Exercise instructions: Retype only the lines from the top of the records to the line with "const gridLevels = [-4, -2, 0, 2, 4];", including that line but none of the pictures.

The records:
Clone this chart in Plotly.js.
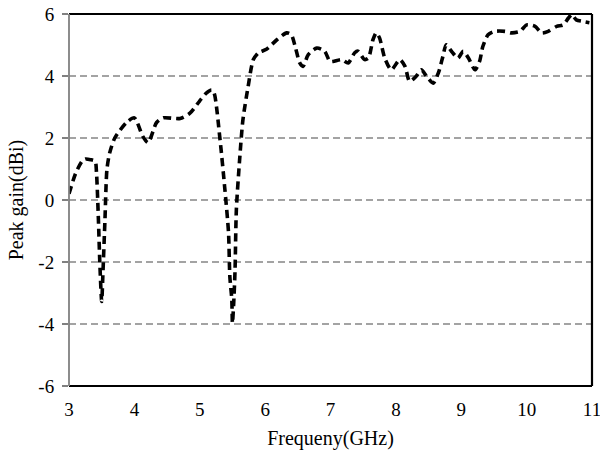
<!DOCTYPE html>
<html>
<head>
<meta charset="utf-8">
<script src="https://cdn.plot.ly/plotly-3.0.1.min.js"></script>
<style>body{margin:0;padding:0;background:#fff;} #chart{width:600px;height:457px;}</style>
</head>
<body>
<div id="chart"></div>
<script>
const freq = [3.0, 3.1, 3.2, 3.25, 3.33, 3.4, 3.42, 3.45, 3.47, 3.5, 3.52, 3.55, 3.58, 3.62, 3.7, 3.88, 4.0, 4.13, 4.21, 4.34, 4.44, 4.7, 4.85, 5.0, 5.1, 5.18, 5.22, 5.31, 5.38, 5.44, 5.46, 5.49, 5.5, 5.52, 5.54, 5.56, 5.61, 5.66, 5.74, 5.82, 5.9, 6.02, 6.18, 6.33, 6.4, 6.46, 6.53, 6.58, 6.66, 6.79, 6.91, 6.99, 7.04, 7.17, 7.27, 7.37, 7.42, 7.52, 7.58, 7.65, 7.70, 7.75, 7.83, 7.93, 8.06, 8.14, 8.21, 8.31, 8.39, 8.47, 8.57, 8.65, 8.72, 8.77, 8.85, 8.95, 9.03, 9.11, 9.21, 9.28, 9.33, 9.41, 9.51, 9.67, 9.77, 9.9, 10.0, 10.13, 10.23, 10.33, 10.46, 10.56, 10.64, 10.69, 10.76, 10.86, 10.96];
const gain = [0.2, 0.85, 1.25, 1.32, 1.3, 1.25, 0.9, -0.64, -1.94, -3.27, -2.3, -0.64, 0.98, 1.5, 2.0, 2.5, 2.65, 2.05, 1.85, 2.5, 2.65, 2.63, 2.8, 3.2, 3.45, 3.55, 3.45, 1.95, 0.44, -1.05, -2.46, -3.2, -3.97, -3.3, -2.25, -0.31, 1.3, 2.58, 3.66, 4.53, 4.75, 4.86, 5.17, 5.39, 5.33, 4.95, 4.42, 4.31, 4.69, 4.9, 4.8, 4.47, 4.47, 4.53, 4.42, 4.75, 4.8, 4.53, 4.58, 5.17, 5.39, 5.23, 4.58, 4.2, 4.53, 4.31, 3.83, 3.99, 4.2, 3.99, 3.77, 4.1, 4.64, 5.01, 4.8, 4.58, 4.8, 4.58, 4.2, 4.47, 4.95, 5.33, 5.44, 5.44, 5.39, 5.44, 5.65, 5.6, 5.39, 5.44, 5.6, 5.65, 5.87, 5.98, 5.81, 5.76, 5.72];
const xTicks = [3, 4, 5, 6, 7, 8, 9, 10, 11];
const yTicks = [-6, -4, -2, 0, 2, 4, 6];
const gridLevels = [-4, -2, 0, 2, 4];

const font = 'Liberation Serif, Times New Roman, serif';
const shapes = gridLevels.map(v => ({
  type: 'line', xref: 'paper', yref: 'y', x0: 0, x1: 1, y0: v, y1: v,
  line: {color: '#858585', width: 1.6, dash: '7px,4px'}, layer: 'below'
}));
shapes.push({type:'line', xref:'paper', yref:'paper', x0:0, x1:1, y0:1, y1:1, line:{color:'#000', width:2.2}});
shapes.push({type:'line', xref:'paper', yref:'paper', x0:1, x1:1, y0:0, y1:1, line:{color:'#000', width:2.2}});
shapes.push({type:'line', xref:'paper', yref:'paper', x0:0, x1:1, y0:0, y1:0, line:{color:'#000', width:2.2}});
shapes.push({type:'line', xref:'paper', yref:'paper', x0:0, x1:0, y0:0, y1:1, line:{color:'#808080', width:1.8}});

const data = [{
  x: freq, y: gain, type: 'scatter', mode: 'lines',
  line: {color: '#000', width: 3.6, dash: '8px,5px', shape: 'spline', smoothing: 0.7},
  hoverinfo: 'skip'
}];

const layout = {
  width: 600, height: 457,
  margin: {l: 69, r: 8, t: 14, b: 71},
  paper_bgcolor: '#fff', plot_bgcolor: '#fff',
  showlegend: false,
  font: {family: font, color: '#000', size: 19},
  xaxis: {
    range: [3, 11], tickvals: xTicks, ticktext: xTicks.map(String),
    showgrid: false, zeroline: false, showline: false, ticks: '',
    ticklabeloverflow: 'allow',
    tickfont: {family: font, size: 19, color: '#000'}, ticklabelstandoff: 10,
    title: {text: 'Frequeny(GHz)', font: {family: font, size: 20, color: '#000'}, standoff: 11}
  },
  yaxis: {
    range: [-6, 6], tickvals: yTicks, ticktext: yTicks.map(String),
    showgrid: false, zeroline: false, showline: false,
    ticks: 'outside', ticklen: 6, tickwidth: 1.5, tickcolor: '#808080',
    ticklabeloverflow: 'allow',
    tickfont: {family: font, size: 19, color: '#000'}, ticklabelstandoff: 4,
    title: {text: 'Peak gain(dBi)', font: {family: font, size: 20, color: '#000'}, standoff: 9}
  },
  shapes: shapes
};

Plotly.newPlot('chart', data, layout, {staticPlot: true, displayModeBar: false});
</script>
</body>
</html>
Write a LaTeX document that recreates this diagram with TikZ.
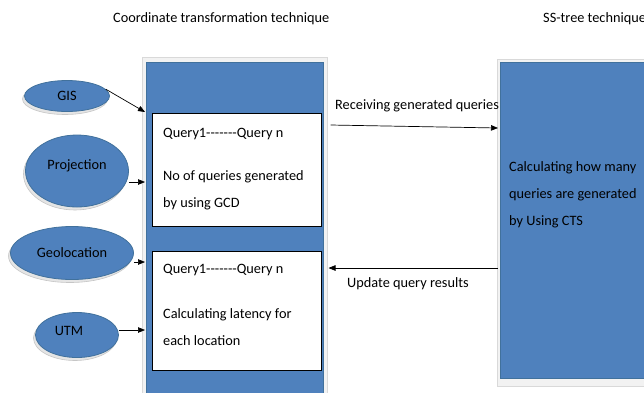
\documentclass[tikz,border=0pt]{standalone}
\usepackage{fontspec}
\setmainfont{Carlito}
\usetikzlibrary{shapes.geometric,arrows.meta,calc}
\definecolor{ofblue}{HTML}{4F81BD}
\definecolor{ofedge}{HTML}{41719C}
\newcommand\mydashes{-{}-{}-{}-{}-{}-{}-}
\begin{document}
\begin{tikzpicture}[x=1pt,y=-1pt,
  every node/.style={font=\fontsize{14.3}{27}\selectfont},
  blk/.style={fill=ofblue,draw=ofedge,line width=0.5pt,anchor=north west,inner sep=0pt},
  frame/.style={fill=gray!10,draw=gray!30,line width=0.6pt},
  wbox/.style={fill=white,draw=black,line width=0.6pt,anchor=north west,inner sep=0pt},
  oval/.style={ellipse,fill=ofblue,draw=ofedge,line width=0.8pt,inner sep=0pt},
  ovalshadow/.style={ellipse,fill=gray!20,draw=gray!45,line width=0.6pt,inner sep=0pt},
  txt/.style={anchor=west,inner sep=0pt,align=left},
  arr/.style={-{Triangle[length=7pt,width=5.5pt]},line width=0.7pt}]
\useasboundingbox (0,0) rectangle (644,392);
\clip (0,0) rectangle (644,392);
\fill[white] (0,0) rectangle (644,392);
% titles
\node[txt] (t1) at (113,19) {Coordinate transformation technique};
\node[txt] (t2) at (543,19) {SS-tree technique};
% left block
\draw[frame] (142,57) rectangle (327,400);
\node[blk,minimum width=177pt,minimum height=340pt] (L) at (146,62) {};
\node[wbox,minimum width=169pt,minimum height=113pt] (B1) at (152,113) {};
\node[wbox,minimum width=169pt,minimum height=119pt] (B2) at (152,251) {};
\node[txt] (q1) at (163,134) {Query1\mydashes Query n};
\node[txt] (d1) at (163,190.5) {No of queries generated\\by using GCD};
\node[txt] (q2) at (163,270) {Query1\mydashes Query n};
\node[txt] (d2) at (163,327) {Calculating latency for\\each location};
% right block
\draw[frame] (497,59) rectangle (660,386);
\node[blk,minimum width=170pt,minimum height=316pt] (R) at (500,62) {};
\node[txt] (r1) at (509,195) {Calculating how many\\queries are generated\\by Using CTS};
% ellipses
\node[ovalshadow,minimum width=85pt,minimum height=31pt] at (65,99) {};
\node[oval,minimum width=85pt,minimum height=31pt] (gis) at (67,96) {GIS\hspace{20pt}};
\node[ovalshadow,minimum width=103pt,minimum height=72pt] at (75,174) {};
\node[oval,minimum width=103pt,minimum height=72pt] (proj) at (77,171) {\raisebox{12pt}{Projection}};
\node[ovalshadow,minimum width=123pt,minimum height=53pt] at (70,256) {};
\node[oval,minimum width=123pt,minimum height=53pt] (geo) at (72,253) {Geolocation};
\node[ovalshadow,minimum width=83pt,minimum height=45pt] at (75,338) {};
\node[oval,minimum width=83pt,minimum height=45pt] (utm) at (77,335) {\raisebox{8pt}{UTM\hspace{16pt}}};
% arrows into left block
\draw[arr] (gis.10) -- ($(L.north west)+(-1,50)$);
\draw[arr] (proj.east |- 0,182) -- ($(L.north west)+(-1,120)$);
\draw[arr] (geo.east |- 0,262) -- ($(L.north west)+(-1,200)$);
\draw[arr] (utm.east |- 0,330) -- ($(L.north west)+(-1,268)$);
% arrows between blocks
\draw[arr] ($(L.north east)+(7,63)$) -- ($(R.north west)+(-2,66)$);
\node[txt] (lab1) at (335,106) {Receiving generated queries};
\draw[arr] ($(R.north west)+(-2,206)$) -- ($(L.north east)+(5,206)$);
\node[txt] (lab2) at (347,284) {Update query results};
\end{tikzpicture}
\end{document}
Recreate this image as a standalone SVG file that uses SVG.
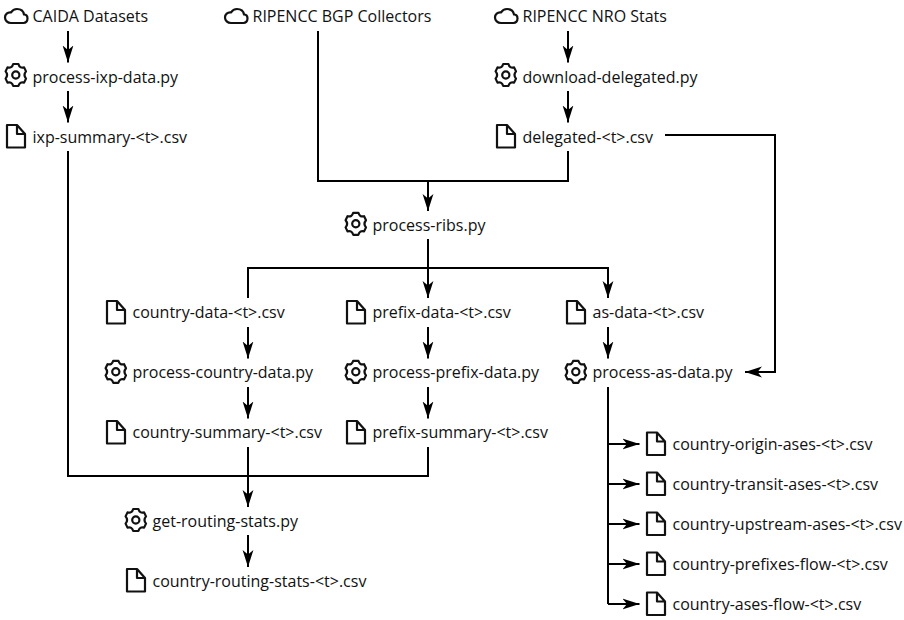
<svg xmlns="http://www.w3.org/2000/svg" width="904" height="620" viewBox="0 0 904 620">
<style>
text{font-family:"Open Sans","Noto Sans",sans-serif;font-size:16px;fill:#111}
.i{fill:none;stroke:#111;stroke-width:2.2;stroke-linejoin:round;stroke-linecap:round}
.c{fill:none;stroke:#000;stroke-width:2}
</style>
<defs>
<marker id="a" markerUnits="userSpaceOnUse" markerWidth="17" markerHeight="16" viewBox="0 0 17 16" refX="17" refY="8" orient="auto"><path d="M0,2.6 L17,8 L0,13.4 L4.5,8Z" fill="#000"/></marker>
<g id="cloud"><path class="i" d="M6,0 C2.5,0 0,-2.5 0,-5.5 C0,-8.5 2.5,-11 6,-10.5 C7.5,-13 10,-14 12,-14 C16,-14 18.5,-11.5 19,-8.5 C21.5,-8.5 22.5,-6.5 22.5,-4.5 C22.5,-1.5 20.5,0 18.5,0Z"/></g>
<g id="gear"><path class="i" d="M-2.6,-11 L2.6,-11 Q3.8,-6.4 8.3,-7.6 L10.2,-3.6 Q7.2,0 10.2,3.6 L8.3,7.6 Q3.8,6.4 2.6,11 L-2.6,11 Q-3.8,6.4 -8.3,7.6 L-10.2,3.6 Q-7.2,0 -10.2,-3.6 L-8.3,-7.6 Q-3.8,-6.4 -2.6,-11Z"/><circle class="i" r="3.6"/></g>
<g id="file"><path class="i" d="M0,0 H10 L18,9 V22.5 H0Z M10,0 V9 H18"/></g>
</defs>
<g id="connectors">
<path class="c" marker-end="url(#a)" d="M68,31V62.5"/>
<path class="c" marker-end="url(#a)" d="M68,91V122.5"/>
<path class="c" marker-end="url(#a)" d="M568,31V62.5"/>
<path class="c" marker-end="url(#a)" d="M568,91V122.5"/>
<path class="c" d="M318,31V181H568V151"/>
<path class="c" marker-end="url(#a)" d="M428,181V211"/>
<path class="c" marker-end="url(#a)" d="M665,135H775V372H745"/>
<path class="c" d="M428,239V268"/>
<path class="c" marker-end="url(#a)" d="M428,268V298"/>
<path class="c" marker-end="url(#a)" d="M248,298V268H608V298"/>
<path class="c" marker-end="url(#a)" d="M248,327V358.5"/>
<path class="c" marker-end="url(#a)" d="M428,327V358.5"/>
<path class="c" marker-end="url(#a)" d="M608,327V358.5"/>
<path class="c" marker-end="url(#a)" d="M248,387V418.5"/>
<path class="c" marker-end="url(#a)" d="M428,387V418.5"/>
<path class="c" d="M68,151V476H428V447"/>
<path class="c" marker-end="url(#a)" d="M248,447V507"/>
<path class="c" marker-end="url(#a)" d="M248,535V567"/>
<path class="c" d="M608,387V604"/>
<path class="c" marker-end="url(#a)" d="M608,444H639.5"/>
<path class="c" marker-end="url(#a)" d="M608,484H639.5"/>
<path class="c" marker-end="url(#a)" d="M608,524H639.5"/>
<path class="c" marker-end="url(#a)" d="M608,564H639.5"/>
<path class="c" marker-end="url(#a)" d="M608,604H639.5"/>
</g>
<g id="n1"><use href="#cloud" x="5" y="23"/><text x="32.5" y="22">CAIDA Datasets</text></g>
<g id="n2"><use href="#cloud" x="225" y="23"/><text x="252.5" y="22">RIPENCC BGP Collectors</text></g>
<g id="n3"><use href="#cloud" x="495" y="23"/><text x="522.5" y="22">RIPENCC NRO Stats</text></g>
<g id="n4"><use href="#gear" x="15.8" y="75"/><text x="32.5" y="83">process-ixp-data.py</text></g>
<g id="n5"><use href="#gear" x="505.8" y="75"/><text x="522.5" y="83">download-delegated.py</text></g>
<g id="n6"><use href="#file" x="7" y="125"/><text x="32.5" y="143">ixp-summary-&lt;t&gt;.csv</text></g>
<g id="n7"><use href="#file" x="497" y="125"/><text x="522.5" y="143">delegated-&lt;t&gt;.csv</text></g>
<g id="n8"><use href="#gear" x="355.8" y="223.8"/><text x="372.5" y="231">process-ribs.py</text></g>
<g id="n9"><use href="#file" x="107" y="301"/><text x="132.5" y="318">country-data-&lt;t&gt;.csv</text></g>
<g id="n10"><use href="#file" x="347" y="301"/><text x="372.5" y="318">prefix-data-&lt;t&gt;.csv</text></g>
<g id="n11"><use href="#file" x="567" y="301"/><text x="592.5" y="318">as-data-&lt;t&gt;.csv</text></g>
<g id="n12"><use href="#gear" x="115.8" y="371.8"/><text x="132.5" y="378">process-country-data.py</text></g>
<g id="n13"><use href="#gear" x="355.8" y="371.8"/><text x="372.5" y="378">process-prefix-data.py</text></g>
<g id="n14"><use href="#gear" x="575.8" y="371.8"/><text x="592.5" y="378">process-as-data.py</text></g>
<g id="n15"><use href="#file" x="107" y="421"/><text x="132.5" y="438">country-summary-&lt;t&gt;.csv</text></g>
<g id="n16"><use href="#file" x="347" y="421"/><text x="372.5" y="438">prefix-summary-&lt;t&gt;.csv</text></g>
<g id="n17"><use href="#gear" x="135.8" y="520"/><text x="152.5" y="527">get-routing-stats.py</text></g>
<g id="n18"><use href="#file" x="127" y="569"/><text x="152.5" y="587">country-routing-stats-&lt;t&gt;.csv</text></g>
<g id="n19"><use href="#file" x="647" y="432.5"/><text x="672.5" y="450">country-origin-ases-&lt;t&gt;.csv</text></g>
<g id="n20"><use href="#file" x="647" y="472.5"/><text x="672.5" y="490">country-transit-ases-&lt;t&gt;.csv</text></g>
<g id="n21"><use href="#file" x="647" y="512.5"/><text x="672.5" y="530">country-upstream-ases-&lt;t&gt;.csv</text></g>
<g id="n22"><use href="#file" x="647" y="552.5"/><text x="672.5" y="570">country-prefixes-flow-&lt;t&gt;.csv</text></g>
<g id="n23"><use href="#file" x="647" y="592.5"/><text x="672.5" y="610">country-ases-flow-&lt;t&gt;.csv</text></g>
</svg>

Result below:
Clone this chart in Plotly.js.
<!DOCTYPE html>
<html>
<head>
<meta charset="utf-8">
<script src="https://cdn.plot.ly/plotly-3.0.1.min.js"></script>
<style>body{margin:0;padding:0;background:#fff;} #chart{width:600px;height:457px;}</style>
</head>
<body>
<div id="chart"></div>
<script>
const freq = [3.0, 3.1, 3.2, 3.25, 3.33, 3.4, 3.42, 3.45, 3.47, 3.5, 3.52, 3.55, 3.58, 3.62, 3.7, 3.88, 4.0, 4.13, 4.21, 4.34, 4.44, 4.7, 4.85, 5.0, 5.1, 5.18, 5.22, 5.31, 5.38, 5.44, 5.46, 5.49, 5.5, 5.52, 5.54, 5.56, 5.61, 5.66, 5.74, 5.82, 5.9, 6.02, 6.18, 6.33, 6.4, 6.46, 6.53, 6.58, 6.66, 6.79, 6.91, 6.99, 7.04, 7.17, 7.27, 7.37, 7.42, 7.52, 7.58, 7.65, 7.70, 7.75, 7.83, 7.93, 8.06, 8.14, 8.21, 8.31, 8.39, 8.47, 8.57, 8.65, 8.72, 8.77, 8.85, 8.95, 9.03, 9.11, 9.21, 9.28, 9.33, 9.41, 9.51, 9.67, 9.77, 9.9, 10.0, 10.13, 10.23, 10.33, 10.46, 10.56, 10.64, 10.69, 10.76, 10.86, 10.96];
const gain = [0.2, 0.85, 1.25, 1.32, 1.3, 1.25, 0.9, -0.64, -1.94, -3.27, -2.3, -0.64, 0.98, 1.5, 2.0, 2.5, 2.65, 2.05, 1.85, 2.5, 2.65, 2.63, 2.8, 3.2, 3.45, 3.55, 3.45, 1.95, 0.44, -1.05, -2.46, -3.2, -3.97, -3.3, -2.25, -0.31, 1.3, 2.58, 3.66, 4.53, 4.75, 4.86, 5.17, 5.39, 5.33, 4.95, 4.42, 4.31, 4.69, 4.9, 4.8, 4.47, 4.47, 4.53, 4.42, 4.75, 4.8, 4.53, 4.58, 5.17, 5.39, 5.23, 4.58, 4.2, 4.53, 4.31, 3.83, 3.99, 4.2, 3.99, 3.77, 4.1, 4.64, 5.01, 4.8, 4.58, 4.8, 4.58, 4.2, 4.47, 4.95, 5.33, 5.44, 5.44, 5.39, 5.44, 5.65, 5.6, 5.39, 5.44, 5.6, 5.65, 5.87, 5.98, 5.81, 5.76, 5.72];
const xTicks = [3, 4, 5, 6, 7, 8, 9, 10, 11];
const yTicks = [-6, -4, -2, 0, 2, 4, 6];
const gridLevels = [-4, -2, 0, 2, 4];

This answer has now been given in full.